The code looks like this:
## data frame in which model parameters and some stats will be saved
model_eff <- data.frame("ntrees" = numeric(0),
"zeros" = numeric(0),
"mvars"= numeric(0),
"eff" = numeric(0),
"0_0" = numeric(0),
"0_1" = numeric(0),
"1_0" = numeric(0),
"1_1" = numeric(0),
"predict_sum" = numeric(0),
"triangle" = numeric(0))
## parameteres
ntrees <- c(300, 500)
zeros <- sum(train.target) * c(1, 2, 3, 4, 5)
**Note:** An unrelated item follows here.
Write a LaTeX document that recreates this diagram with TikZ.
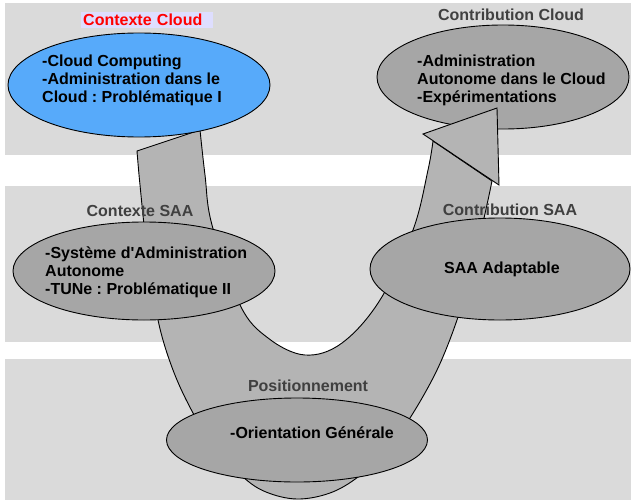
\documentclass[tikz,border=0pt]{standalone}
\usepackage{fontspec}
\setmainfont{Liberation Sans}
\usetikzlibrary{shapes.geometric}
\definecolor{bandgray}{RGB}{218,218,218}
\definecolor{arrowgray}{RGB}{180,180,180}
\definecolor{ellgray}{RGB}{166,166,166}
\definecolor{cloudblue}{RGB}{87,170,250}
\definecolor{lavender}{RGB}{222,222,255}
\definecolor{labgray}{RGB}{64,64,64}
\frenchspacing
\begin{document}
\begin{tikzpicture}[x=1pt,y=-1pt,
  band/.style={fill=bandgray,draw=none},
  ell/.style={ellipse,draw=black,line width=0.9pt,inner sep=0pt},
  grayell/.style={ell,fill=ellgray},
  arrowst/.style={fill=arrowgray,draw=black,line width=0.9pt,line join=miter},
  txt/.style={font=\bfseries\fontsize{16}{18}\selectfont,align=left,inner sep=0pt},
  lab/.style={font=\bfseries\fontsize{16}{18}\selectfont,text=labgray,inner sep=0pt}]
\useasboundingbox (0,0) rectangle (631,500);
\fill[white] (0,0) rectangle (631,500);
% bands
\fill[band] (5,3) rectangle (631,155);
\fill[band] (5,186) rectangle (631,342);
\fill[band] (5,359) rectangle (631,500);
% top right ellipse (under the arrow head)
\node[grayell,minimum width=252pt,minimum height=104pt] (cc) at (503,77) {};
% big U arrow body
\filldraw[arrowst] (137,151) -- (200,130) -- plot[smooth,tension=0.6] coordinates {(200,130) (205,175) (212,225) (240,305) (268,338) (305,355) (342,343) (380,300) (413,230) (428,170) (433,141)} -- (492,181) -- plot[smooth,tension=0.6] coordinates {(492,181) (484,218) (470,275) (457,320) (437,370) (410,418) (385,452) (358,477) (330,493) (297,499) (266,492) (243,477) (215,448) (193,413) (173,370) (158,320) (147,250) (140,185) (137,151)} -- cycle;
% arrow head
\coordinate (hl) at (423,134);
\coordinate (ht) at (497,108);
\coordinate (hr) at (499,185);
\filldraw[arrowst] (hl) -- (ht) -- (hr) -- cycle;
% other ellipses
\node[ell,fill=cloudblue,minimum width=262pt,minimum height=104pt] (ctx) at (139,85) {};
\node[grayell,minimum width=262pt,minimum height=98pt] (saa) at (144,271) {};
\node[grayell,minimum width=260pt,minimum height=102pt] (adapt) at (500,269) {};
\node[grayell,minimum width=261pt,minimum height=84pt] (pos) at (297,440) {};
% texts
\node[txt,anchor=west] (ctxt) at (42,80) {-Cloud Computing\\-Administration dans le\\Cloud : Problématique I};
\node[txt,anchor=west] (cct) at (417,80) {-Administration\\Autonome dans le Cloud\\-Expérimentations};
\node[txt,anchor=west] (saat) at (45,272) {-Système d\textquotesingle Administration\\Autonome\\-TUNe : Problématique II};
\node[txt] (adaptt) at (502,269) {SAA Adaptable};
\node[txt] (post) at (312,433) {-Orientation Générale};
% labels
\node[lab,text=red,fill=lavender,anchor=west,inner xsep=2pt,text width=128pt,minimum height=16pt] (lctx) at (81,20) {Contexte Cloud};
\node[lab] (lcc) at (511,15) {Contribution Cloud};
\node[lab] (lsaa) at (140,211) {Contexte SAA};
\node[lab] (ladapt) at (510,210) {Contribution SAA};
\node[lab] (lpos) at (308,386) {Positionnement};
\end{tikzpicture}
\end{document}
mvars <- c(30, 50, 70, 90, 110, 130)
## loop counter
i = 1
## loop with model, prediction etc.
for (j in 1:length(ntrees)){
for (k in 1:length(zeros)){
for (l in 1:length(mvars)){
## i-th model
model <- randomForest(train,
y = as.factor(train.target),
ntree = ntrees[j],
do.trace = T,
sampsize = c('0' = zeros[k], '1' = sum(train.target)),
mtry = mvars[l])
## prediction - my function, apart from a regular prediction
## outputs additional info
predict.model(model, val, val.target)
## inserting model parameters and stats to a data frame for further comparisons
model_eff <- rbind(model_eff,
c("ntrees" = ntrees[j],
"zeros" = zeros[k],
"mvars"= mvars[l],
"eff" = eff_measures$eff,
"0_0" = eff_measures$c.m[1, 1],
"0_1" = eff_measures$c.m[1, 2],
"1_0" = eff_measures$c.m[2, 1],
"1_1" = eff_measures$c.m[2, 2],
"predict_sum" = sum(TARGET3),
"triangle" = eff_measures$triangle))
## printing the number of iteration
cat("iteration =", i)
i <- i+1
## calling garbage collector to assure free space in RAM
gc()
}
}
}
I have already split the train/validation data sets and their target variables, knowing that Random Forest deals with such data mor efficiently. I also tried to use the "foreach" package for parallelizing computations, however, the growing time for only one tree was 10-15% longer than without using all the cores.
I would like to know if I can shorten the time of execution of this code, especially if there is a way to avoid multiple loops since I heard that they are not the best way of programming in R.